Thanks for your support,
A.

Adam · October 13, 2021, 1:51pm

Justin case someone has an idea - I see Elasticsearch crashing quite often as well…

● elasticsearch.service - Elasticsearch
Loaded: loaded (/lib/systemd/system/elasticsearch.service; enabled; vendor preset: enabled)
Active: failed (Result: timeout) since Wed 2021-10-13 00:01:47 CEST; 15h ago
Docs: https://www.elastic.co
Process: 1501 ExecStart=/usr/share/elasticsearch/bin/systemd-entrypoint -p ${PID_DIR}/elasticsearch.pid --quiet (code=exited, status=143)
Main PID: 1501 (code=exited, status=143)
Oct 13 00:00:32 support systemd[1]: Starting Elasticsearch…
Oct 13 00:01:47 support systemd[1]: elasticsearch.service: start operation timed out. Terminating.
Oct 13 00:01:47 support systemd[1]: elasticsearch.service: Failed with result ‘timeout’.
Oct 13 00:01:47 support systemd[1]: Failed to start Elasticsearch.

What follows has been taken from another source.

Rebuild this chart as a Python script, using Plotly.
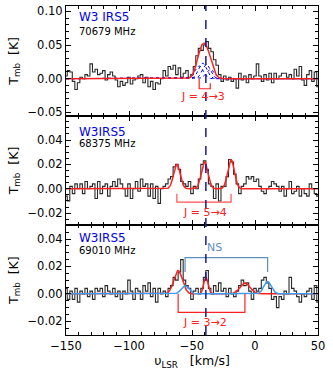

MrGeneration · October 28, 2021, 12:47am

You may want to have a look into the tuning section:
https://docs.zammad.org/en/latest/appendix/configure-env-vars.html

And while you’re at it, as your configuration looks off compared to our suggestion, also have a look at our database configuration guide:
https://docs.zammad.org/en/latest/appendix/configure-database-server.html

Have a look into your elasticsearch log file.
The reasons for elasticsearch crashing or not starting can be various.

Nobodoy can help you at that point. The Elasticsearch community may be the better sparring partner on that regard.

system · February 25, 2022, 12:47am

This topic was automatically closed 120 days after the last reply. New replies are no longer allowed.